Available records:
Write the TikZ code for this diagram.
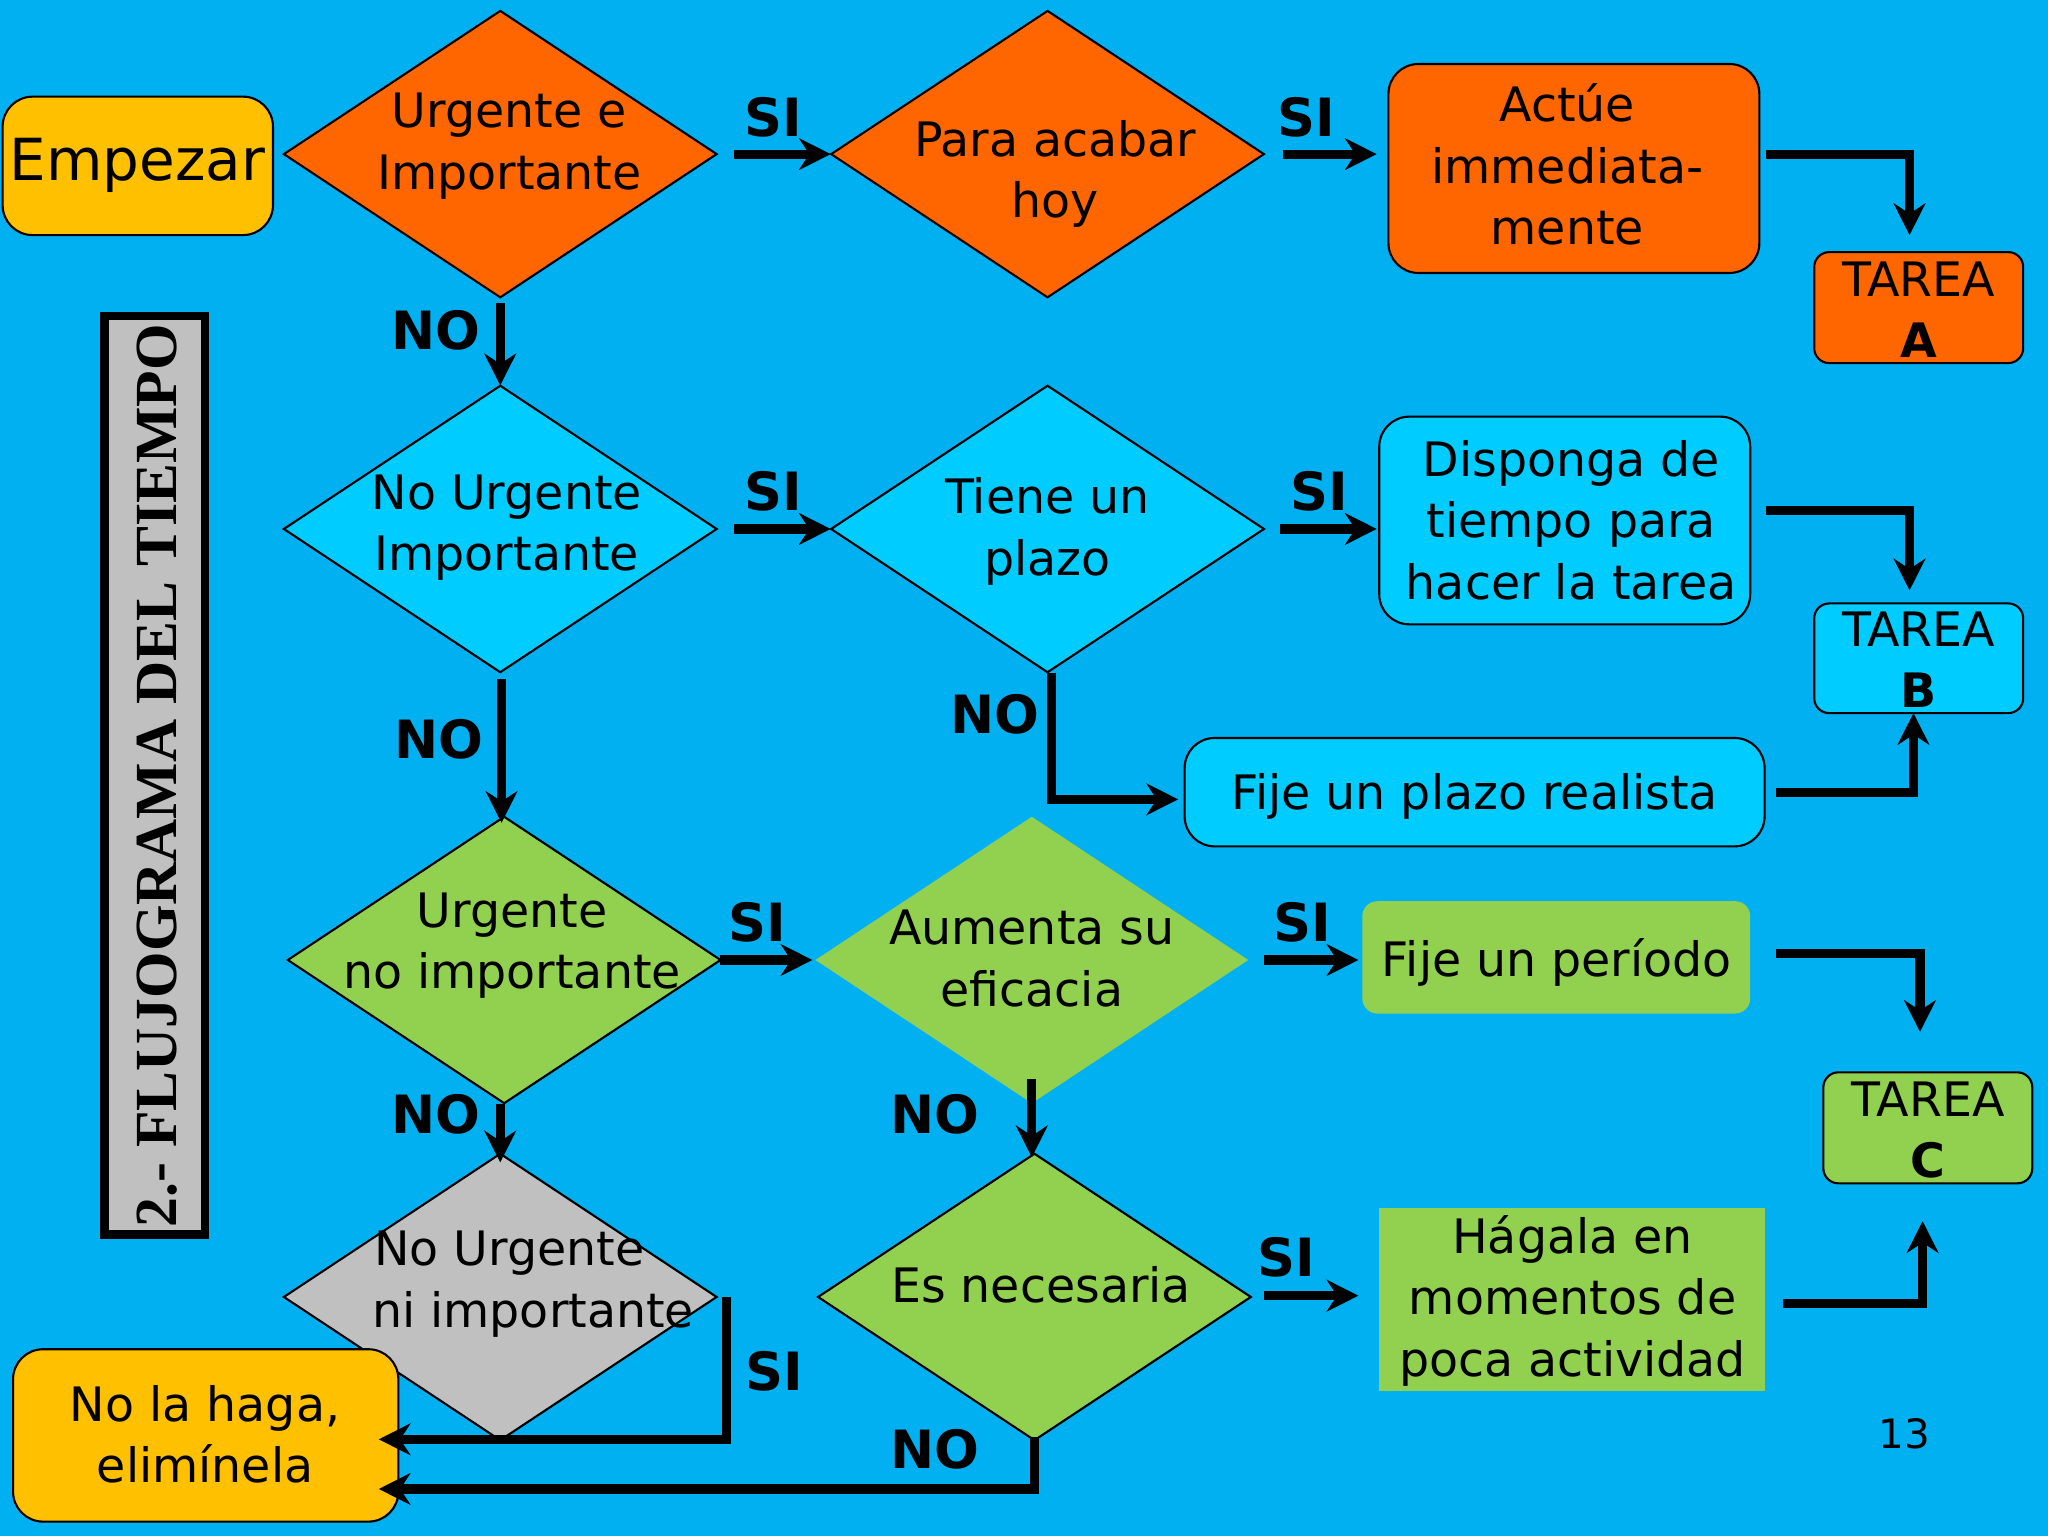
\documentclass[tikz,border=0pt]{standalone}
\usepackage{fontspec}
\setmainfont{DejaVu Sans}
\newfontfamily\titlefont{Liberation Serif}
\usetikzlibrary{shapes.geometric,arrows.meta}
\definecolor{bgc}{RGB}{0,176,240}
\definecolor{orng}{RGB}{255,102,0}
\definecolor{cyn}{RGB}{0,204,255}
\definecolor{grn}{RGB}{146,208,80}
\definecolor{gry}{RGB}{192,192,192}
\definecolor{ylw}{RGB}{255,192,0}
\tikzset{
  dia/.style={diamond,draw=black,line width=0.6pt,inner sep=0pt,minimum width=332*0.013061cm,minimum height=220*0.013061cm},
  txt/.style={align=center,font=\fontsize{13.5}{17.5}\selectfont},
  box/.style={draw=black,line width=0.6pt,rounded corners=0.3cm},
  arr/.style={line width=2.6pt,-{Stealth[length=9pt,width=9pt]}},
  lbl/.style={font=\bfseries\fontsize{15}{18}\selectfont}
}
\begin{document}
\begin{tikzpicture}[x=0.013061cm,y=-0.013061cm]
\fill[bgc] (0,0) rectangle (1568,1176);
\useasboundingbox (0,0) rectangle (1568,1176);
% boxes
\draw[box,fill=ylw] (2,74) rectangle (209,180);
\node[txt,font=\fontsize{16.5}{20}\selectfont] (emp) at (105,127) {Empezar};
\node[dia,fill=orng] (d1) at (383,118) {};
\node[txt] (t1) at (390,112) {Urgente e\\Importante};
\node[dia,fill=orng] (d2) at (802,118) {};
\node[txt] (t2) at (808,133) {Para acabar\\hoy};
\draw[box,fill=orng] (1063,49) rectangle (1347,209);
\node[txt] (act) at (1200,126) {Actúe\\immediata-\\mente};
\draw[box,fill=orng,rounded corners=0.15cm] (1389,193) rectangle (1549,278);
\node[txt] (ta) at (1469,237) {TAREA\\\textbf{A}};
\node[dia,fill=cyn] (d3) at (383,405) {};
\node[txt] (t3) at (388,404) {No Urgente\\Importante};
\node[dia,fill=cyn] (d4) at (802,405) {};
\node[txt] (t4) at (802,407) {Tiene un\\plazo};
\draw[box,fill=cyn] (1056,319) rectangle (1340,478);
\node[txt] (disp) at (1203,398) {Disponga de\\tiempo para\\hacer la tarea};
\draw[box,fill=cyn,rounded corners=0.15cm] (1389,462) rectangle (1549,546);
\node[txt] (tb) at (1469,505) {TAREA\\\textbf{B}};
\draw[box,fill=cyn] (907,565) rectangle (1351,648);
\node[txt] (fp) at (1129,610) {Fije un plazo realista};
\node[dia,fill=grn] (d5) at (386,735) {};
\node[txt] (t5) at (392,724) {Urgente\\no importante};
\node[dia,fill=grn,draw=none] (d6) at (790,735) {};
\node[txt] (t6) at (790,734) {Aumenta su\\eficacia};
\draw[box,fill=grn,draw=none,rounded corners=0.15cm] (1043,690) rectangle (1340,776);
\node[txt] (per) at (1192,737) {Fije un período};
\draw[box,fill=grn,rounded corners=0.15cm] (1396,821) rectangle (1556,906);
\node[txt] (tc) at (1476,865) {TAREA\\\textbf{C}};
\node[dia,fill=gry] (d7) at (383,993) {};
\node[txt] (t7) at (390,983) {No Urgente\\\quad ni importante};
\node[dia,fill=grn] (d8) at (792,993) {};
\node[txt] (t8) at (797,984) {Es necesaria};
\fill[grn] (1056,925) rectangle (1351,1065);
\node[txt] (hag) at (1204,996) {Hágala en\\momentos de\\poca actividad};
\draw[box,fill=ylw] (10,1033) rectangle (305,1165);
\node[txt] (nol) at (157,1098) {No la haga,\\elimínela};
\draw[fill=gry,draw=black,line width=2.5pt] (80,242) rectangle (157,945);
\node[rotate=90,font=\titlefont\bfseries\fontsize{17}{20}\selectfont] (title) at (120,594) {2.- FLUJOGRAMA DEL TIEMPO};
\node[font=\fontsize{11.5}{14}\selectfont] (pg) at (1458,1098) {13};
% arrows
\draw[arr] (562,118) -- (636,118);
\node[lbl] at (592,90) {SI};
\draw[arr] (982,118) -- (1054,118);
\node[lbl] at (1000,90) {SI};
\draw[arr] (1352,118) -| (1462,180);
\draw[arr] (383,232) -- (383,295);
\node[lbl] at (334,253) {NO};
\draw[arr] (562,405) -- (636,405);
\node[lbl] at (592,376) {SI};
\draw[arr] (980,405) -- (1054,405);
\node[lbl] at (1010,376) {SI};
\draw[arr] (1352,391) -| (1462,452);
\draw[arr] (805,515) |- (902,612);
\node[lbl] at (762,547) {NO};
\draw[arr] (1360,607) -| (1465,546);
\draw[arr] (384,520) -- (384,630);
\node[lbl] at (336,566) {NO};
\draw[arr] (551,735) -- (622,735);
\node[lbl] at (580,706) {SI};
\draw[arr] (968,735) -- (1040,735);
\node[lbl] at (997,706) {SI};
\draw[arr] (1360,730) -| (1470,790);
\draw[arr] (383,845) -- (383,890);
\node[lbl] at (334,853) {NO};
\draw[arr] (790,826) -- (790,886);
\node[lbl] at (716,853) {NO};
\draw[arr] (968,992) -- (1040,992);
\node[lbl] at (985,963) {SI};
\draw[arr] (1365,998) -| (1472,935);
\draw[arr] (556,993) |- (290,1102);
\node[lbl] at (593,1050) {SI};
\draw[arr] (792,1100) |- (290,1140);
\node[lbl] at (716,1110) {NO};
\end{tikzpicture}
\end{document}
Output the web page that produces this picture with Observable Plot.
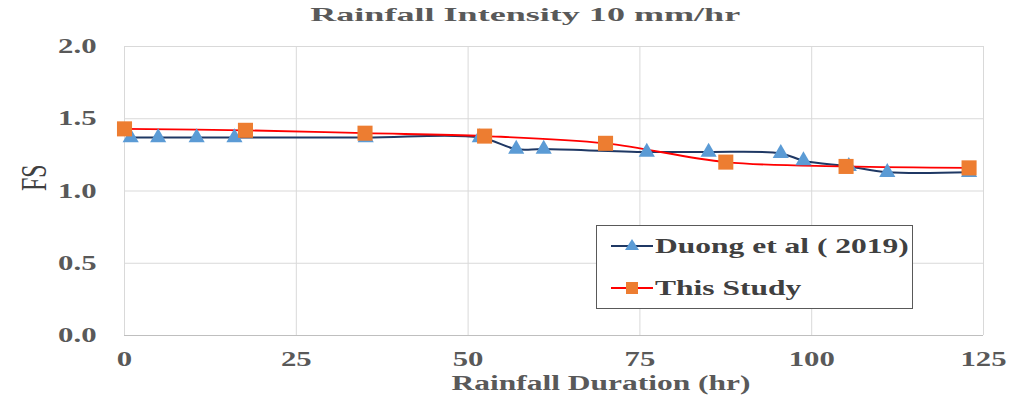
<!DOCTYPE html>
<html>
<head>
<meta charset="utf-8">
<script src="https://cdn.jsdelivr.net/npm/d3@7"></script>
<script src="https://cdn.jsdelivr.net/npm/@observablehq/plot@0.6"></script>
<style>
  body { margin: 0; background: #fff; font-family: "Liberation Serif", serif; }
  #wrap { position: relative; width: 1011px; height: 408px; }
  #title { height: 30px; line-height: 30px; text-align: center; font-weight: bold; font-size: 19.5px; color: #595959; padding-left: 40px; box-sizing: border-box; }
  #title span { display: inline-block; transform: scaleX(1.85); transform-origin: center; }
  #legend { position: absolute; left: 596px; top: 225px; width: 317px; height: 84px; border: 1.5px solid #595959; box-sizing: border-box; background: #fff; font-weight: bold; font-size: 21px; color: #404040; }
  .row { position: absolute; left: 14px; display: flex; align-items: center; }
  .row svg { margin-right: 2px; }
  .row span { display: inline-block; transform: scaleX(1.5); transform-origin: left center; }
</style>
</head>
<body>
<div id="wrap">
  <div id="title"><span>Rainfall Intensity 10 mm/hr</span></div>
  <div id="chart"></div>
  <div id="legend"></div>
</div>
<script>
const duongX = [0.9, 4.9, 10.5, 16, 35.1, 51.7, 57, 61, 76, 85, 95.5, 98.8, 105.4, 111, 122.9];
const duongY = [1.37, 1.37, 1.37, 1.37, 1.37, 1.37, 1.29, 1.29, 1.27, 1.27, 1.26, 1.21, 1.17, 1.13, 1.13];
const studyX = [0, 17.6, 35, 52.4, 70, 87.5, 105, 122.9];
const studyY = [1.43, 1.42, 1.40, 1.38, 1.33, 1.20, 1.17, 1.16];
const xTicks = [0, 25, 50, 75, 100, 125];
const yTicks = [0, 0.5, 1.0, 1.5, 2.0];
const seriesNames = ["Duong et al ( 2019)", "This Study"];

const duong = duongX.map((x, i) => ({x, y: duongY[i]}));
const study = studyX.map((x, i) => ({x, y: studyY[i]}));

const chart = Plot.plot({
  width: 1011,
  height: 378,
  marginTop: 16,
  marginBottom: 73,
  marginLeft: 124,
  marginRight: 28,
  style: { fontFamily: "Liberation Serif, serif", fontSize: "20px", fontWeight: "bold", color: "#595959", background: "#fff" },
  x: { domain: [0, 125], label: null },
  y: { domain: [0, 2], label: null },
  marks: [
    Plot.gridX(xTicks, { stroke: "#d9d9d9", strokeOpacity: 1, strokeWidth: 1 }),
    Plot.gridY(yTicks, { stroke: "#d9d9d9", strokeOpacity: 1, strokeWidth: 1 }),
    Plot.ruleY([0], { stroke: "#bfbfbf", strokeWidth: 1.2 }),
    Plot.axisX({ ticks: xTicks, tickSize: 0, tickPadding: 16, label: null, fontSize: 20.5 }),
    Plot.axisY({ ticks: yTicks, tickSize: 0, tickPadding: 28, label: null, tickFormat: d3.format(".1f"), fontSize: 20.5 }),
    Plot.line(duong, { x: "x", y: "y", stroke: "#1f3864", strokeWidth: 2, curve: "catmull-rom" }),
    Plot.line(study, { x: "x", y: "y", stroke: "#ff0000", strokeWidth: 1.8, curve: "catmull-rom" }),
    Plot.dot(duong, { x: "x", y: "y", symbol: "triangle", r: 6, fill: "#5b9bd5", stroke: "none" }),
    Plot.dot(study, { x: "x", y: "y", symbol: "square", r: 8.5, fill: "#ed7d31", stroke: "none" }),
    Plot.text(["Rainfall Duration (hr)"], { frameAnchor: "bottom", dx: 47, dy: 54, fontSize: 21, fontWeight: "bold", fill: "#595959" }),
    Plot.text(["FS"], { frameAnchor: "left", dx: -90, rotate: -90, fontSize: 24, fontWeight: "normal", fill: "#404040" })
  ]
});
// Reference text is horizontally stretched: apply the same stretch to each label
d3.select(chart).selectAll("text").each(function() {
  const t = d3.select(this);
  const tr = t.attr("transform") || "";
  const rotated = /rotate/.test(tr);
  t.attr("transform", tr + (rotated ? " scale(1,1.5)" : " scale(1.5,1)"));
});
document.getElementById("chart").appendChild(chart);

// Legend
const legend = document.getElementById("legend");
const cols = [["#1f3864", "#5b9bd5", "triangle"], ["#ff0000", "#ed7d31", "square"]];
seriesNames.forEach((name, i) => {
  const row = document.createElement("div");
  row.className = "row";
  row.style.top = (i === 0 ? 4 : 46) + "px";
  const [lc, mc, sym] = cols[i];
  const marker = sym === "triangle"
    ? `<path d="M21,9 L28,20 L14,20 Z" fill="${mc}"/>`
    : `<rect x="15" y="10" width="12" height="12" fill="${mc}"/>`;
  row.innerHTML = `<svg width="42" height="32" viewBox="0 0 42 32"><line x1="0" y1="16" x2="42" y2="16" stroke="${lc}" stroke-width="2"/>${marker}</svg><span>${name}</span>`;
  legend.appendChild(row);
});
</script>
</body>
</html>
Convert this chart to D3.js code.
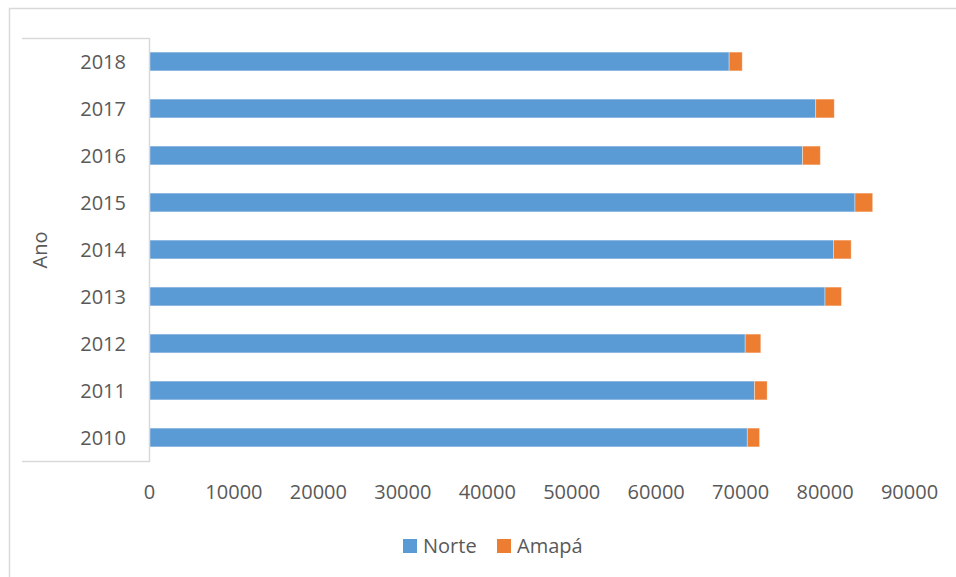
<!DOCTYPE html>
<html>
<head>
<meta charset="utf-8">
<script src="https://cdnjs.cloudflare.com/ajax/libs/d3/7.8.5/d3.min.js"></script>
<style>
  body { margin: 0; background: #fff; }
  svg text { font-family: "Open Sans", "Noto Sans", sans-serif; fill: #595959; }
</style>
</head>
<body>
<div id="chart"></div>
<script>
var anos = ['2018', '2017', '2016', '2015', '2014', '2013', '2012', '2011', '2010'];
var norte = [68700, 78950, 77400, 83600, 81050, 80050, 70600, 71700, 70850];
var amapa = [1550, 2200, 2100, 2100, 2100, 1950, 1850, 1500, 1450];
var xTicks = [0, 10000, 20000, 30000, 40000, 50000, 60000, 70000, 80000, 90000];
var seriesNames = ['Norte', 'Amapá'];

var col_blue = '#5B9BD5';
var col_orange = '#ED7D31';
var col_line = '#d9d9d9';

var width = 956, height = 577;
var plotLeft = 149, plotRight = 909, plotTop = 38, plotBottom = 461;

var svg = d3.select('#chart').append('svg')
    .attr('width', width)
    .attr('height', height);

// outer chart border (runs past the right/bottom edge)
svg.append('rect')
    .attr('x', 9.5).attr('y', 8.5)
    .attr('width', 960).attr('height', 580)
    .attr('fill', 'none')
    .attr('stroke', col_line)
    .attr('stroke-width', 1.5);

var x = d3.scaleLinear()
    .domain([0, 90000])
    .range([plotLeft, plotRight]);

var y = d3.scaleBand()
    .domain(anos)
    .range([plotTop, plotBottom])
    .paddingInner(0.6)
    .paddingOuter(0.3);

var rows = anos.map(function(a, i) {
    return {ano: a, Norte: norte[i], 'Amapá': amapa[i]};
});
var stacked = d3.stack().keys(seriesNames)(rows);
var colors = d3.scaleOrdinal().domain(seriesNames).range([col_blue, col_orange]);

svg.append('g').selectAll('g')
    .data(stacked)
    .join('g')
    .attr('fill', function(d) { return colors(d.key); })
    .selectAll('rect')
    .data(function(d) { return d; })
    .join('rect')
    .attr('x', function(d) { return x(d[0]); })
    .attr('y', function(d) { return y(d.data.ano); })
    .attr('width', function(d) { return x(d[1]) - x(d[0]); })
    .attr('height', y.bandwidth())
    .attr('stroke', 'rgba(255,255,255,0.45)')
    .attr('stroke-width', 0.8);

// category axis box: top line, axis line, bottom line
svg.append('path')
    .attr('d', 'M22,' + (plotTop + 0.5) + 'H' + (plotLeft + 0.5) + 'V' + (plotBottom + 0.5) + 'H22')
    .attr('fill', 'none')
    .attr('stroke', col_line)
    .attr('stroke-width', 1.5);

var yAxis = svg.append('g')
    .attr('transform', 'translate(126,0)')
    .call(d3.axisLeft(y).tickSize(0).tickPadding(0));
yAxis.select('.domain').remove();
yAxis.selectAll('text')
    .attr('dy', null)
    .attr('y', 7)
    .style('font-size', '20px')
    .attr('text-anchor', 'end');

var xAxis = svg.append('g')
    .attr('transform', 'translate(0,' + 499 + ')')
    .call(d3.axisBottom(x).tickValues(xTicks).tickFormat(d3.format('d')).tickSize(0).tickPadding(0));
xAxis.select('.domain').remove();
xAxis.selectAll('text')
    .attr('dy', null)
    .attr('y', 0)
    .style('font-size', '20px');

svg.append('text')
    .attr('transform', 'translate(47,250) rotate(-90)')
    .attr('text-anchor', 'middle')
    .style('font-size', '20px')
    .text('Ano');

// legend
var legend = svg.append('g');
var legendX = [403, 497];
seriesNames.forEach(function(name, i) {
    legend.append('rect')
        .attr('x', legendX[i]).attr('y', 539)
        .attr('width', 14).attr('height', 14)
        .attr('fill', colors(name));
    legend.append('text')
        .attr('x', legendX[i] + 20).attr('y', 553)
        .style('font-size', '20px')
        .text(name);
});
</script>
</body>
</html>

Task details: Copy out every line in the listing where the word "code" appears.

Written answer:
Write the TikZ code for this diagram.
Convert this chart to D3.js code.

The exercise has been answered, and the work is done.